In other essays, Montaigne discusses the program of his literary work, a minute examination of himself. A little farther in this essay, I chanced on the following.
Those who would divide our two principal parts, and isolate one from the other, are in the wrong. On the contrary, we must reunite them and bring them together. We must command the soul not to draw aside and hold itself apart, not to scorn and abandon the body—which she can only do by some false pretense—but to ally herself with it, help control, advise and correct it, and bring it back when it goes astray; in short, marry it and become its partner.
Dreams fracture the self to make their point, and persons who appear in them, like characters onstage, are often merely aspects of the dreamer. Asleep, we are all egomaniacs. In Montaigne’s terms, maybe I was a body chasing my soul. It is a small step from wrestling to embracing. I have woken from a dream of one or the other to find my arms wrapped tightly around my chest. Was I chilly? Was I straining to reunite?
As it happens, I have lived most of my adult life alone. Does the dream-hug signify unrequited love or a desperate longing for company? Maybe it is a wish fulfillment, as in Shakespeare’s Sonnet 87.
Thus have I had thee, as a dream doth flatter,
In sleep a king, but waking no such matter.
After listening to people who have been married for many years talk about their aloneness, as in a novel by Albert Camus or Gabriel Garcia Marquez, I now think something else is afoot. Did Montaigne have the same dream, and did he write the essay in part to make sense of it? He was the owner of a landed estate and a person of note in sixteenth-century France, a courtier of Charles IX and the mayor of Bordeaux. Married, he seldom mentions his wife. He often mentions his friend Étienne de la Boétie, whose death in 1563 affected him deeply. In the Essays, de la Boétie becomes the ideal companion, the paragon of friendship, the other self. It would only be natural to dream about him.
With his gift for metaphor and suggestive parallel, Montaigne is far from the naked truth-teller that critics make him out to be. William Hazlitt, an English essayist in the nineteenth century, describes Montaigne this way, but he could be describing himself.
He wrote not to make converts of others to established creeds and prejudices, but to satisfy his own mind to the truth of things. In this respect, we know not what to be most charmed with, the author or the man. There is an inexpressible frankness and sincerity, as well as power, in what he writes. . . . He does not converse with us like a pedagogue with his pupil, whom he wishes to make as great a blockhead as himself, but like a philosopher and friend who has passed through life with thought and observation, and is willing to enable others to pass through it with pleasure and profit.
A champion of the French Revolution; a foe of lies and cant, the hypocrisy of English society; blessed with acute self-awareness but notoriously thin-skinned; innocent of irony, Hazlitt runs to extremes: a prize fight, an Indian juggler, an obsessive love affair.
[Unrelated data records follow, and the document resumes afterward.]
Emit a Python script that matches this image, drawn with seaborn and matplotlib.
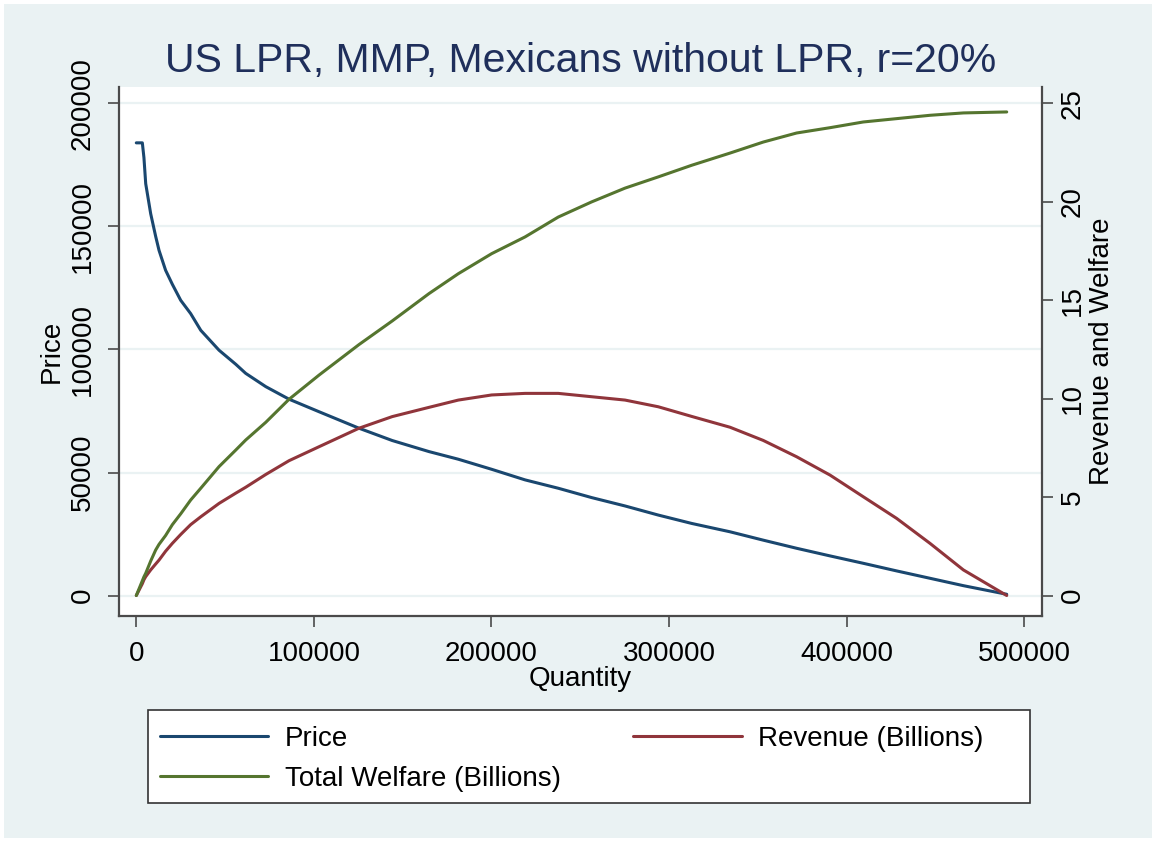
import matplotlib
matplotlib.use("Agg")
import matplotlib.pyplot as plt
from matplotlib.patches import Rectangle
import pandas as pd
import seaborn as sns

# Quantity grid and the three series drawn against it
quantity = [0, 3400, 4300, 5300, 8100, 10900, 12800, 16500, 20300, 25000,
            30600, 36300, 46600, 56000, 61600, 72900, 86000, 102900, 125400,
            144100, 164800, 181300, 200100, 218900, 237600, 256400, 275200,
            293900, 312700, 334300, 353000, 371800, 390600, 409300, 428100,
            446900, 465700, 490100]
price = [184000, 184000, 178000, 167400, 155200, 146000, 140300, 132200,
         126500, 120000, 114600, 107800, 99700, 94000, 90300, 84900, 79800,
         74700, 68000, 63000, 58500, 55400, 51300, 47000, 43600, 39800,
         36400, 32700, 29300, 25900, 22500, 19200, 16100, 13100, 10000,
         7000, 4000, 500]
revenue = [0, 0.6, 0.8, 0.96, 1.3, 1.6, 1.8, 2.25, 2.65, 3.1, 3.6, 4.0,
           4.68, 5.2, 5.5, 6.15, 6.85, 7.56, 8.5, 9.09, 9.56, 9.93, 10.19,
           10.27, 10.27, 10.1, 9.93, 9.59, 9.1, 8.55, 7.88, 7.05, 6.12, 5.02,
           3.92, 2.65, 1.3, 0]
welfare = [0, 0.75, 0.95, 1.13, 1.75, 2.31, 2.6, 3.05, 3.6, 4.15, 4.85,
           5.45, 6.55, 7.39, 7.9, 8.8, 9.97, 11.2, 12.75, 13.95, 15.34, 16.35,
           17.37, 18.22, 19.23, 20.0, 20.7, 21.27, 21.86, 22.48, 23.04, 23.5,
           23.77, 24.06, 24.23, 24.4, 24.52, 24.57]

title = "US LPR, MMP, Mexicans without LPR, r=20%"
x_ticks = [0, 100000, 200000, 300000, 400000, 500000]
price_ticks = [0, 50000, 100000, 150000, 200000]
rw_ticks = [0, 5, 10, 15, 20, 25]
series_labels = ["Price", "Revenue (Billions)", "Total Welfare (Billions)"]

NAVY = "#1a476f"
MAROON = "#90353b"
GREEN = "#55752f"
BG = "#eaf2f3"
AXIS = "#4a4a4a"
TITLE = "#1f2f5b"

sns.set_style("white")
plt.rcParams["font.family"] = ["Liberation Sans", "DejaVu Sans"]
plt.rcParams["text.color"] = "black"
plt.rcParams["axes.labelcolor"] = "black"

W, H = 1156, 842
fig = plt.figure(figsize=(W / 100, H / 100), dpi=100, facecolor="white")
fig.patches.append(Rectangle((4 / W, 4 / H), 1 - 8 / W, 1 - 8 / H,
                             transform=fig.transFigure, facecolor=BG,
                             edgecolor="none", zorder=-10))

ax = fig.add_axes([119 / W, 1 - 616 / H, (1042 - 119) / W, (616 - 87) / H])
ax.set_facecolor("white")

df = pd.DataFrame({"Quantity": quantity, "Price": price,
                   "Revenue": revenue, "Welfare": welfare})

LW = 2.2
sns.lineplot(data=df, x="Quantity", y="Price", ax=ax, color=NAVY,
             linewidth=LW, legend=False)
ax2 = ax.twinx()
sns.lineplot(data=df, x="Quantity", y="Revenue", ax=ax2, color=MAROON,
             linewidth=LW, legend=False)
sns.lineplot(data=df, x="Quantity", y="Welfare", ax=ax2, color=GREEN,
             linewidth=LW, legend=False)

ax.set_xlim(-9740, 509970)
ax.set_ylim(-8330, 206700)
ax2.set_ylim(-8330 / 8000, 206700 / 8000)

ax.set_xticks(x_ticks)
ax.set_xticklabels([str(t) for t in x_ticks])
ax.set_yticks(price_ticks)
ax.set_yticklabels([str(t) for t in price_ticks], rotation=90,
                   rotation_mode="anchor", ha="center", va="baseline")
ax2.set_yticks(rw_ticks)
ax2.set_yticklabels([str(t) for t in rw_ticks], rotation=90,
                    rotation_mode="anchor", ha="center", va="top")

# horizontal grid on the price axis only
ax.grid(axis="y", color=BG, linewidth=1.6)
ax.grid(axis="x", visible=False)
ax2.grid(False)

for a in (ax, ax2):
    for s in a.spines.values():
        s.set_visible(False)
        s.set_color(AXIS)
        s.set_linewidth(1.6)
ax.spines["left"].set_visible(True)
ax.spines["bottom"].set_visible(True)
ax2.spines["right"].set_visible(True)

ax.tick_params(axis="both", direction="out", length=8, width=1.2,
               color=AXIS, labelsize=20, labelcolor="black")
ax.tick_params(axis="x", pad=10, bottom=True)
ax.tick_params(axis="y", pad=13, left=True)
ax2.tick_params(axis="y", direction="out", length=8, width=1.2, color=AXIS,
                labelsize=20, labelcolor="black", pad=5, right=True)

ax.set_xlabel("Quantity", fontsize=20, labelpad=-1)
ax.set_ylabel("Price", fontsize=20, labelpad=4)
ax2.set_ylabel("Revenue and Welfare", fontsize=20, labelpad=2, rotation=90)
ax.set_title(title, fontsize=29.5, color=TITLE, pad=11)

# legend box below the plot
fig.patches.append(Rectangle((148 / W, 1 - 803 / H), (1030 - 148) / W,
                             (803 - 710) / H, transform=fig.transFigure,
                             facecolor="white", edgecolor="#333333",
                             linewidth=1.2, zorder=1))
handles = [ax.lines[0], ax2.lines[1], ax2.lines[0]]
labels = [series_labels[0], series_labels[2], series_labels[1]]
fig.legend(handles, labels, ncol=2, loc="upper left",
           bbox_to_anchor=(160 / W, 1 - 726 / H), frameon=False, fontsize=20,
           handlelength=3.9, handletextpad=0.6, columnspacing=2.6,
           labelspacing=0.5, borderpad=0, borderaxespad=0)

fig.savefig("out.png", dpi=100, facecolor=fig.get_facecolor())
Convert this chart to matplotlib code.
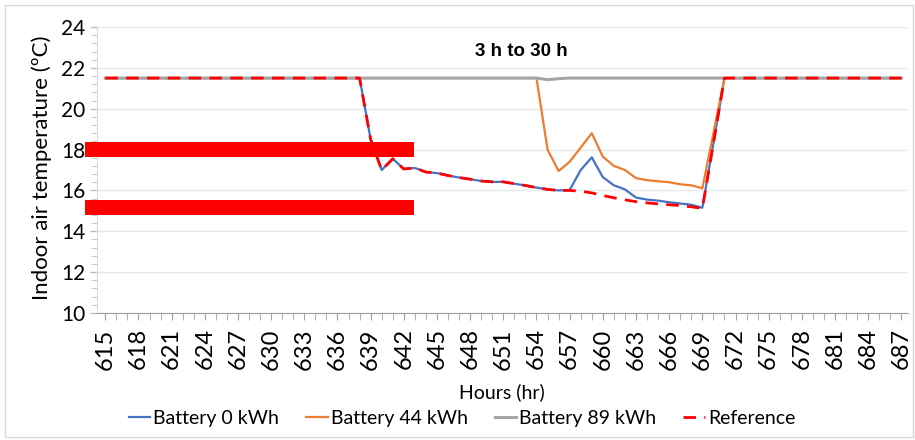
import matplotlib
matplotlib.use("Agg")
import matplotlib.pyplot as plt
from matplotlib.patches import Rectangle
import numpy as np

plt.rcParams['font.family'] = ['Lato', 'DejaVu Sans']

# hourly data, 615 h to 687 h
hours = np.arange(615, 688)

battery_0 = [
    21.5, 21.5, 21.5, 21.5, 21.5, 21.5, 21.5, 21.5, 21.5, 21.5, 21.5, 21.5,   # 615-626
    21.5, 21.5, 21.5, 21.5, 21.5, 21.5, 21.5, 21.5, 21.5, 21.5, 21.5, 21.5,   # 627-638
    18.5, 17.0, 17.55, 17.05, 17.1, 16.9, 16.85, 16.73, 16.63, 16.55, 16.46,  # 639-649
    16.42, 16.42, 16.33, 16.24, 16.14, 16.05, 16.0, 16.02, 17.0, 17.62,       # 650-659
    16.65, 16.25, 16.05, 15.65, 15.55, 15.5, 15.42, 15.36, 15.3, 15.15,       # 660-669
    18.3, 21.5, 21.5, 21.5, 21.5, 21.5, 21.5, 21.5, 21.5, 21.5,               # 670-679
    21.5, 21.5, 21.5, 21.5, 21.5, 21.5, 21.5, 21.5,                           # 680-687
]
battery_44 = [
    21.5, 21.5, 21.5, 21.5, 21.5, 21.5, 21.5, 21.5, 21.5, 21.5, 21.5, 21.5,   # 615-626
    21.5, 21.5, 21.5, 21.5, 21.5, 21.5, 21.5, 21.5, 21.5, 21.5, 21.5, 21.5,   # 627-638
    21.5, 21.5, 21.5, 21.5, 21.5, 21.5, 21.5, 21.5, 21.5, 21.5, 21.5,         # 639-649
    21.5, 21.5, 21.5, 21.5, 21.5, 18.0, 16.95, 17.4, 18.1, 18.8,              # 650-659
    17.65, 17.2, 17.0, 16.6, 16.5, 16.45, 16.4, 16.3, 16.25, 16.1,            # 660-669
    18.8, 21.5, 21.5, 21.5, 21.5, 21.5, 21.5, 21.5, 21.5, 21.5,               # 670-679
    21.5, 21.5, 21.5, 21.5, 21.5, 21.5, 21.5, 21.5,                           # 680-687
]
battery_89 = [
    21.5, 21.5, 21.5, 21.5, 21.5, 21.5, 21.5, 21.5, 21.5, 21.5, 21.5, 21.5,   # 615-626
    21.5, 21.5, 21.5, 21.5, 21.5, 21.5, 21.5, 21.5, 21.5, 21.5, 21.5, 21.5,   # 627-638
    21.5, 21.5, 21.5, 21.5, 21.5, 21.5, 21.5, 21.5, 21.5, 21.5, 21.5,         # 639-649
    21.5, 21.5, 21.5, 21.5, 21.5, 21.42, 21.47, 21.5, 21.5, 21.5,             # 650-659
    21.5, 21.5, 21.5, 21.5, 21.5, 21.5, 21.5, 21.5, 21.5, 21.5,               # 660-669
    21.5, 21.5, 21.5, 21.5, 21.5, 21.5, 21.5, 21.5, 21.5, 21.5,               # 670-679
    21.5, 21.5, 21.5, 21.5, 21.5, 21.5, 21.5, 21.5,                           # 680-687
]
reference = [
    21.5, 21.5, 21.5, 21.5, 21.5, 21.5, 21.5, 21.5, 21.5, 21.5, 21.5, 21.5,   # 615-626
    21.5, 21.5, 21.5, 21.5, 21.5, 21.5, 21.5, 21.5, 21.5, 21.5, 21.5, 21.5,   # 627-638
    18.5, 17.0, 17.55, 17.05, 17.1, 16.9, 16.85, 16.73, 16.63, 16.55, 16.46,  # 639-649
    16.42, 16.42, 16.33, 16.24, 16.14, 16.05, 16.0, 16.0, 15.96, 15.88,       # 650-659
    15.75, 15.64, 15.54, 15.45, 15.39, 15.34, 15.3, 15.26, 15.2, 15.12,       # 660-669
    18.3, 21.5, 21.5, 21.5, 21.5, 21.5, 21.5, 21.5, 21.5, 21.5,               # 670-679
    21.5, 21.5, 21.5, 21.5, 21.5, 21.5, 21.5, 21.5,                           # 680-687
]

# red highlight bars (temperature levels) and annotation
bar_levels = [18.0, 15.15]
bar_span = (613.2, 642.9)
note_text = "3 h to 30 h"

fig = plt.figure(figsize=(9.15, 4.4), dpi=100)
ax = fig.add_axes([97 / 915, 127 / 440, 811 / 915, 286 / 440])

ax.plot(hours, battery_0, color='#4472C4', lw=1.6, label='Battery 0 kWh', zorder=3)
ax.plot(hours, battery_44, color='#ED7D31', lw=1.6, label='Battery 44 kWh', zorder=4)
ax.plot(hours, battery_89, color='#A5A5A5', lw=2.2, label='Battery 89 kWh', zorder=5)
ax.plot(hours, reference, color='#FF0000', lw=2.0, ls=(0, (4.5, 3)), label='Reference', zorder=6)

for lvl in bar_levels:
    ax.add_patch(Rectangle((bar_span[0], lvl - 0.37), bar_span[1] - bar_span[0], 0.74,
                           facecolor='#FF0000', edgecolor='none', clip_on=False, zorder=7))

ax.text(652.6, 22.8, note_text, fontsize=13.5, fontweight='bold',
        family=['Liberation Sans', 'DejaVu Sans'], ha='center', va='center')

ax.set_xlim(614.25, 687.6)
ax.set_ylim(10, 24)
ax.set_xticks(np.arange(615, 688, 3))
ax.set_xticks(np.arange(615, 688, 1), minor=True)
ax.set_xticklabels([str(h) for h in range(615, 688, 3)], rotation=90, fontsize=17)
ax.set_yticks(np.arange(10, 25, 2))
ax.set_yticks(np.arange(10, 24.01, 0.4), minor=True)
ax.tick_params(axis='y', labelsize=15, length=5, color='#BFBFBF', width=1)
ax.tick_params(axis='y', which='minor', length=4, color='#BFBFBF')
ax.tick_params(axis='x', which='both', length=5, color='#A0A0A0', pad=6)
ax.grid(axis='y', color='#E8E8E8', lw=1)
ax.set_axisbelow(True)
for s in ['top', 'right']:
    ax.spines[s].set_visible(False)
ax.spines['left'].set_color('#D9D9D9')
ax.spines['bottom'].set_color('#A0A0A0')

fig.text(42 / 915, 1 - 168 / 440, 'Indoor air temperature (ºC)', rotation=90,
         fontsize=16, ha='center', va='center')
fig.text(502 / 915, 1 - 392 / 440, 'Hours (hr)', fontsize=14, ha='center', va='center')

fig.legend(loc='center', bbox_to_anchor=(462 / 915, 1 - 418 / 440), ncol=4, frameon=False,
           fontsize=14, handlelength=1.1, handletextpad=0.15, columnspacing=1.4)

fig.add_artist(Rectangle((5 / 915, 3 / 440), 908 / 915, 432 / 440, transform=fig.transFigure,
                         fill=False, edgecolor='#D9D9D9', lw=1))

fig.savefig('out.png', dpi=100)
He is all enthusiasm, while Montaigne sticks to the golden mean. But both, it seems to me, make intuitive leaps rather than reasoned progress. Reclining under the bedcovers, apt to doze in the middle of an argument, I read untroubled by gaps in logic.
Montaigne reads not in bed but in his library, constructed in a tower of his chateau. He says he is no scholar, that his memory is bad, and that he can only read short passages. Yet in Book 2, Chapter 10, “On Books,” he shrewdly criticizes his favorite authors: Plutarch, Seneca, Plato and Cicero. I overlook all inconsistencies and sigh at this confession:
In books I only look for the pleasure of honest entertainment; or if I study, the only learning I look for is that which tells me how to know myself, and teaches me how to die well and how to live well.